▸ **THE EXERCISE**: Transcribe every line exactly. Leave the pictures behind.

▸ **SOURCE DATA**:
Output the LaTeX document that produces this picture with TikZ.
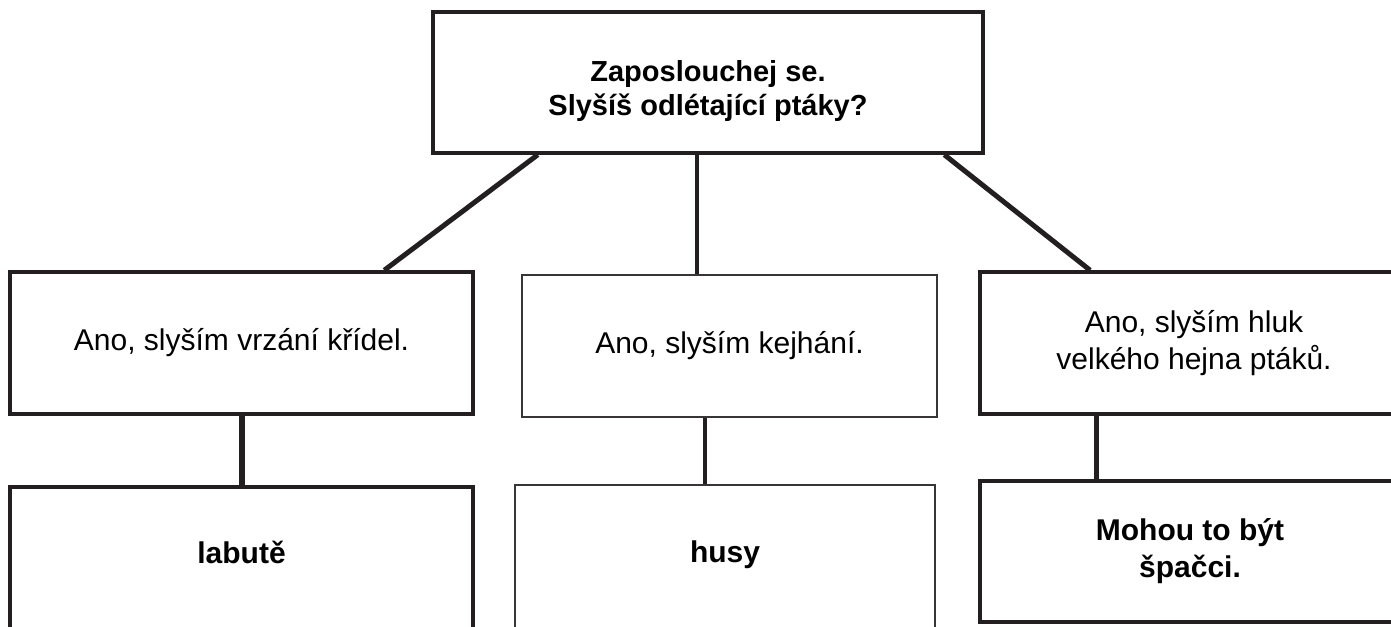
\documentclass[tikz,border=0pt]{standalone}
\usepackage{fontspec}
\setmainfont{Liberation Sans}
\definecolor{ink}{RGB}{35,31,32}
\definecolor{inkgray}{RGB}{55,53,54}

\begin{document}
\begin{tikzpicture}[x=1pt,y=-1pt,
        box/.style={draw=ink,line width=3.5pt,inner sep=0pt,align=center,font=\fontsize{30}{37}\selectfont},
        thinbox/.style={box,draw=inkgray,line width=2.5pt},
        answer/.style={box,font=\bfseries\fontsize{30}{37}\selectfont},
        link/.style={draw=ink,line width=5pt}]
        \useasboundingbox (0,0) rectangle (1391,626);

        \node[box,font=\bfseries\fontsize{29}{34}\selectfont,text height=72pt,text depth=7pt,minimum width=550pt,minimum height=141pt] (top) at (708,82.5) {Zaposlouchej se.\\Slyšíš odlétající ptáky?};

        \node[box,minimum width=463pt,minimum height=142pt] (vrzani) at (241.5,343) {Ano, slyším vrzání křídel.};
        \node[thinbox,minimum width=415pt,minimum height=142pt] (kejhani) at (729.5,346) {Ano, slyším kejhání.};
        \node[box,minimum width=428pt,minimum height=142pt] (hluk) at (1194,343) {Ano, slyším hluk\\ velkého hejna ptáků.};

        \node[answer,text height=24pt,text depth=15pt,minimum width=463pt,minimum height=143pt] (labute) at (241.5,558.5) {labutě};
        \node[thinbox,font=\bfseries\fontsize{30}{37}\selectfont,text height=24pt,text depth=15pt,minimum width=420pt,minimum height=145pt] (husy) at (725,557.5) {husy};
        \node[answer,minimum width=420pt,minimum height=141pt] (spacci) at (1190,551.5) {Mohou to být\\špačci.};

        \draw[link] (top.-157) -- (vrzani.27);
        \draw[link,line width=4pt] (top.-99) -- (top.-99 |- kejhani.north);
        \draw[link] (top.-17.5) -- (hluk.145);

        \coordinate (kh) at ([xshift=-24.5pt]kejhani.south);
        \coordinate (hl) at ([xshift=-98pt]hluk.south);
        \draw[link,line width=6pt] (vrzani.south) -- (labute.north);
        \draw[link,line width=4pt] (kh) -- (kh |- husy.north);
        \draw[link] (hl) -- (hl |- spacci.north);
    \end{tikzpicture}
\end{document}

▸ **RESPONSE TO THIS TASK**:
Output the LaTeX document that produces this picture with TikZ.
\documentclass[tikz,border=0pt]{standalone}
\usepackage{fontspec}
\setmainfont{Liberation Sans}
\definecolor{ink}{RGB}{35,31,32}
\definecolor{inkgray}{RGB}{55,53,54}

\begin{document}
\begin{tikzpicture}[x=1pt,y=-1pt,
        box/.style={draw=ink,line width=3.5pt,inner sep=0pt,align=center,font=\fontsize{30}{37}\selectfont},
        thinbox/.style={box,draw=inkgray,line width=2.5pt},
        answer/.style={box,font=\bfseries\fontsize{30}{37}\selectfont},
        link/.style={draw=ink,line width=5pt}]
        \useasboundingbox (0,0) rectangle (1391,626);

        \node[box,font=\bfseries\fontsize{29}{34}\selectfont,text height=72pt,text depth=7pt,minimum width=550pt,minimum height=141pt] (top) at (708,82.5) {Zaposlouchej se.\\Slyšíš odlétající ptáky?};

        \node[box,minimum width=463pt,minimum height=142pt] (vrzani) at (241.5,343) {Ano, slyším vrzání křídel.};
        \node[thinbox,minimum width=415pt,minimum height=142pt] (kejhani) at (729.5,346) {Ano, slyším kejhání.};
        \node[box,minimum width=428pt,minimum height=142pt] (hluk) at (1194,343) {Ano, slyším hluk\\ velkého hejna ptáků.};

        \node[answer,text height=24pt,text depth=15pt,minimum width=463pt,minimum height=143pt] (labute) at (241.5,558.5) {labutě};
        \node[thinbox,font=\bfseries\fontsize{30}{37}\selectfont,text height=24pt,text depth=15pt,minimum width=420pt,minimum height=145pt] (husy) at (725,557.5) {husy};
        \node[answer,minimum width=420pt,minimum height=141pt] (spacci) at (1190,551.5) {Mohou to být\\špačci.};

        \draw[link] (top.-157) -- (vrzani.27);
        \draw[link,line width=4pt] (top.-99) -- (top.-99 |- kejhani.north);
        \draw[link] (top.-17.5) -- (hluk.145);

        \coordinate (kh) at ([xshift=-24.5pt]kejhani.south);
        \coordinate (hl) at ([xshift=-98pt]hluk.south);
        \draw[link,line width=6pt] (vrzani.south) -- (labute.north);
        \draw[link,line width=4pt] (kh) -- (kh |- husy.north);
        \draw[link] (hl) -- (hl |- spacci.north);
    \end{tikzpicture}
\end{document}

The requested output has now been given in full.